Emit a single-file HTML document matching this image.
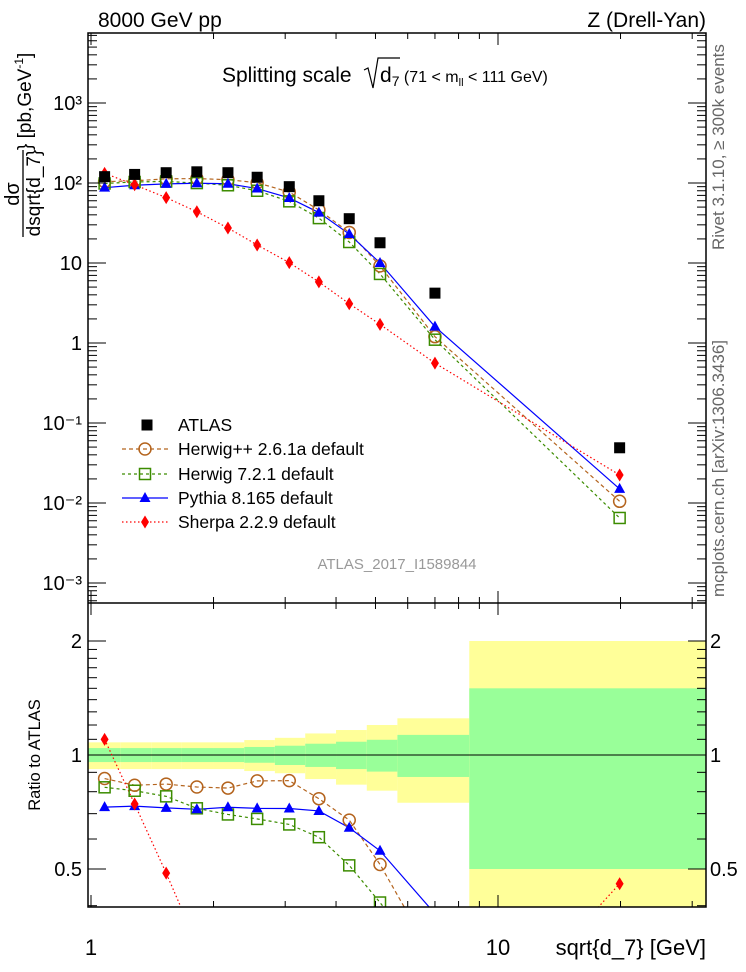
<!DOCTYPE html>
<html><head><meta charset="utf-8">
<style>
html,body{margin:0;padding:0;background:#fff;overflow:hidden;width:746px;height:972px;}
svg{display:block;font-family:"Liberation Sans",Arial,sans-serif;}
</style></head>
<body>
<svg id="chart" width="746" height="972" viewBox="0 0 746 972" xmlns="http://www.w3.org/2000/svg">
<defs>
<clipPath id="clipTop"><rect x="88" y="33" width="618" height="570"/></clipPath>
<clipPath id="clipBot"><rect x="88" y="603" width="618" height="304"/></clipPath>
</defs>
<g id="bands" clip-path="url(#clipBot)"></g>
<g id="topMarks" clip-path="url(#clipTop)"></g>
<g id="botMarks" clip-path="url(#clipBot)"></g>
<g id="axes"></g>
<text x="98" y="27" font-size="21">8000 GeV pp</text>
<text x="706" y="27" font-size="21" text-anchor="end">Z (Drell-Yan)</text>
<g>
<text x="222" y="82" font-size="21">Splitting scale</text>
<path d="M364 70 L368 68 L373 88 L378 58 L400 58" fill="none" stroke="#000" stroke-width="1.2"/>
<text x="380" y="82" font-size="21">d<tspan font-size="14" dy="4">7</tspan><tspan font-size="16" dy="-4"> (71 &lt; m</tspan><tspan font-size="11" dy="4">ll</tspan><tspan font-size="16" dy="-4"> &lt; 111 GeV)</tspan></text>
</g>
<text x="397" y="569" font-size="15" fill="#999" text-anchor="middle">ATLAS_2017_I1589844</text>
<text transform="translate(724,250) rotate(-90)" font-size="17" fill="#666">Rivet 3.1.10, ≥ 300k events</text>
<text transform="translate(724,597) rotate(-90)" font-size="17" fill="#666">mcplots.cern.ch [arXiv:1306.3436]</text>
<g transform="rotate(-90)">
<text x="-194" y="19" font-size="20" text-anchor="middle">dσ</text>
<line x1="-237" y1="23" x2="-150" y2="23" stroke="#000" stroke-width="1.3"/>
<text x="-193" y="40" font-size="19" text-anchor="middle">dsqrt{d_7}</text>
<text x="-150" y="31" font-size="19">} [pb,GeV<tspan font-size="12" dy="-8">-1</tspan><tspan dy="8">]</tspan></text>
</g>
<text transform="translate(40,755) rotate(-90)" font-size="16.5" text-anchor="middle">Ratio to ATLAS</text>
<text x="706" y="955" font-size="22" text-anchor="end">sqrt{d_7} [GeV]</text>
<g id="legend"></g>
</svg>
<script>
const xValues = [1.08, 1.28, 1.53, 1.82, 2.17, 2.56, 3.07, 3.63, 4.31, 5.13, 7.0, 19.9];
const atlas   = [120, 128, 134.5, 138, 134.5, 118, 90, 60, 35.8, 17.9, 4.2, 0.049];
const herwigpp= [104, 106.5, 112.7, 113.6, 110, 100.8, 77, 46, 24.1, 9.2, 1.2, 0.0105];
const herwig7 = [98.6, 103, 104.6, 99.8, 93.7, 80, 59, 36.4, 18.3, 7.3, 1.1, 0.0065];
const pythia  = [87.4, 93.8, 97.5, 99.2, 97.9, 85.3, 65, 42.7, 23, 10, 1.6, 0.015];
const sherpa  = [132, 95, 65.6, 43.7, 27.4, 16.8, 10.1, 5.8, 3.1, 1.71, 0.56, 0.0224];
const binEdges = [0.98, 1.18, 1.41, 1.67, 2.0, 2.38, 2.83, 3.36, 4.0, 4.76, 5.66, 8.5, 33];
const yellowHi = [1.08, 1.08, 1.08, 1.08, 1.08, 1.095, 1.11, 1.14, 1.164, 1.2, 1.25, 2.0];
const greenHi  = [1.043, 1.043, 1.043, 1.043, 1.043, 1.05, 1.058, 1.071, 1.084, 1.097, 1.13, 1.5];
const greenLo  = [0.958, 0.958, 0.958, 0.958, 0.958, 0.954, 0.941, 0.93, 0.918, 0.904, 0.875, 0.5];
const yellowLo = [0.918, 0.918, 0.918, 0.918, 0.918, 0.907, 0.895, 0.864, 0.835, 0.805, 0.748, 0.3];
const yTickLabels = ["10⁻³","10⁻²","10⁻¹","1","10","10²","10³"];

const NS="http://www.w3.org/2000/svg";
const X=v=>91+407*Math.log10(v);
const Y=v=>343-80*Math.log10(v);
const R=r=>755-114*Math.log2(r);
function mk(tag,attrs,parent){const e=document.createElementNS(NS,tag);for(const k in attrs)e.setAttribute(k,attrs[k]);parent.appendChild(e);return e;}
const bands=document.getElementById('bands'),topG=document.getElementById('topMarks'),botG=document.getElementById('botMarks'),axes=document.getElementById('axes'),leg=document.getElementById('legend');

for(let i=0;i<yellowHi.length;i++){
  const x0=X(binEdges[i]),x1=X(binEdges[i+1]);
  let r=mk('rect',{x:x0,y:R(yellowHi[i]),width:x1-x0,height:R(yellowLo[i])-R(yellowHi[i]),fill:'#ffff99'},bands);
  
  
  r=mk('rect',{x:x0,y:R(greenHi[i]),width:x1-x0,height:R(greenLo[i])-R(greenHi[i]),fill:'#99ff99'},bands);
  
  
}
mk('line',{x1:88,x2:706,y1:R(1),y2:R(1),stroke:'#000','stroke-width':1},bands);

function marker(type,color,cx,cy,g){
  let e;
  if(type==='sq') e=mk('rect',{x:cx-5.5,y:cy-5.5,width:11,height:11,fill:'#000'},g);
  else if(type==='circ') e=mk('circle',{cx:cx,cy:cy,r:6,fill:'none',stroke:color,'stroke-width':1.5},g);
  else if(type==='osq') e=mk('rect',{x:cx-5.5,y:cy-5.5,width:11,height:11,fill:'none',stroke:color,'stroke-width':1.5},g);
  else if(type==='tri') e=mk('polygon',{points:`${cx},${cy-6} ${cx-5.5},${cy+4} ${cx+5.5},${cy+4}`,fill:color},g);
  else e=mk('polygon',{points:`${cx},${cy-6.5} ${cx-4},${cy} ${cx},${cy+6.5} ${cx+4},${cy}`,fill:color},g);
  return e;
}
const series=[
  {name:'herwigpp',data:herwigpp,color:'#b4641e',dash:'4,3',type:'circ',label:'Herwig++ 2.6.1a default'},
  {name:'herwig7',data:herwig7,color:'#3c8c00',dash:'3,3',type:'osq',label:'Herwig 7.2.1 default'},
  {name:'pythia',data:pythia,color:'#0000ff',dash:'',type:'tri',label:'Pythia 8.165 default'},
  {name:'sherpa',data:sherpa,color:'#ff0000',dash:'1.5,2.5',type:'dia',label:'Sherpa 2.2.9 default'}
];
series.forEach(s=>{
  const ptsT=s.data.map((v,i)=>X(xValues[i])+','+Y(v)).join(' ');
  let l=mk('polyline',{points:ptsT,fill:'none',stroke:s.color,'stroke-width':1.2,'stroke-dasharray':s.dash},topG);
  
  
  const ptsB=s.data.map((v,i)=>X(xValues[i])+','+R(v/atlas[i])).join(' ');
  l=mk('polyline',{points:ptsB,fill:'none',stroke:s.color,'stroke-width':1.2,'stroke-dasharray':s.dash},botG);
  
  
});
series.forEach(s=>{
  s.data.forEach((v,i)=>{
    let m=marker(s.type,s.color,X(xValues[i]),Y(v),topG);
    
    
    m=marker(s.type,s.color,X(xValues[i]),R(v/atlas[i]),botG);
    
    
  });
});
atlas.forEach((v,i)=>{
  const m=marker('sq','#000',X(xValues[i]),Y(v),topG);
  
  
});

mk('rect',{x:88,y:33,width:618,height:874,fill:'none',stroke:'#000','stroke-width':1.5},axes);
mk('line',{x1:88,x2:706,y1:603,y2:603,stroke:'#000','stroke-width':1.5},axes);
[1,2,3,4,5,6,7,8,9,10,20,30].forEach(v=>{
  const x=X(v); if(x<88||x>706)return;
  const len=(v===1||v===10)?12:6;
  [33,603].forEach(y0=>mk('line',{x1:x,x2:x,y1:y0,y2:y0+len,stroke:'#000'},axes));
  [603,907].forEach(y0=>mk('line',{x1:x,x2:x,y1:y0,y2:y0-len,stroke:'#000'},axes));
});
let t=mk('text',{x:X(1),y:955,'font-size':22,'text-anchor':'middle'},axes);t.textContent='1';


t=mk('text',{x:X(10),y:955,'font-size':22,'text-anchor':'middle'},axes);t.textContent='10';


for(let e=-4;e<=3;e++){
  for(let m=1;m<10;m++){
    const v=m*Math.pow(10,e);const y=Y(v);
    if(y<33||y>603)continue;
    const len=m===1?18:9;
    mk('line',{x1:88,x2:88+len,y1:y,y2:y,stroke:'#000'},axes);
    mk('line',{x1:706,x2:706-len,y1:y,y2:y,stroke:'#000'},axes);
  }
}
yTickLabels.forEach((lab,i)=>{
  const y=Y(Math.pow(10,i-3));
  const tt=mk('text',{x:82,y:y+7,'font-size':20,'text-anchor':'end'},axes);
  tt.textContent=lab;
  
  
});
[0.4,0.5,0.6,0.7,0.8,0.9,1,1.1,1.2,1.3,1.4,1.5,1.6,1.7,1.8,1.9,2].forEach(r=>{
  const y=R(r); if(y<603||y>907)return;
  const len=(r===0.5||r===1||r===2)?18:9;
  mk('line',{x1:88,x2:88+len,y1:y,y2:y,stroke:'#000'},axes);
  mk('line',{x1:706,x2:706-len,y1:y,y2:y,stroke:'#000'},axes);
});
[[2,'2'],[1,'1'],[0.5,'0.5']].forEach(p=>{
  let a=mk('text',{x:82,y:R(p[0])+7,'font-size':20,'text-anchor':'end'},axes);a.textContent=p[1];
  
  
  a=mk('text',{x:710,y:R(p[0])+7,'font-size':20},axes);a.textContent=p[1];
  
  
});
const ly=[425,449,474,498,522];
marker('sq','#000',147,ly[0],leg);
let lt=mk('text',{x:178,y:ly[0]+6,'font-size':17.5},leg);lt.textContent='ATLAS';


series.forEach((s,i)=>{
  const y=ly[i+1];
  mk('line',{x1:122,x2:168,y1:y,y2:y,stroke:s.color,'stroke-width':1.2,'stroke-dasharray':s.dash},leg);
  marker(s.type,s.color,145,y,leg);
  const tx=mk('text',{x:178,y:y+6,'font-size':17.5},leg);tx.textContent=s.label;
  
  
});
</script>
</body></html>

====================

WHAT IS EXPECTED = Out of the material above, gather each line where "document" appears.

THE COMPLETED TASK =
Emit a single-file HTML document matching this image.
function mk(tag,attrs,parent){const e=document.createElementNS(NS,tag);for(const k in attrs)e.setAttribute(k,attrs[k]);parent.appendChild(e);return e;}
const bands=document.getElementById('bands'),topG=document.getElementById('topMarks'),botG=document.getElementById('botMarks'),axes=document.getElementById('axes'),leg=document.getElementById('legend');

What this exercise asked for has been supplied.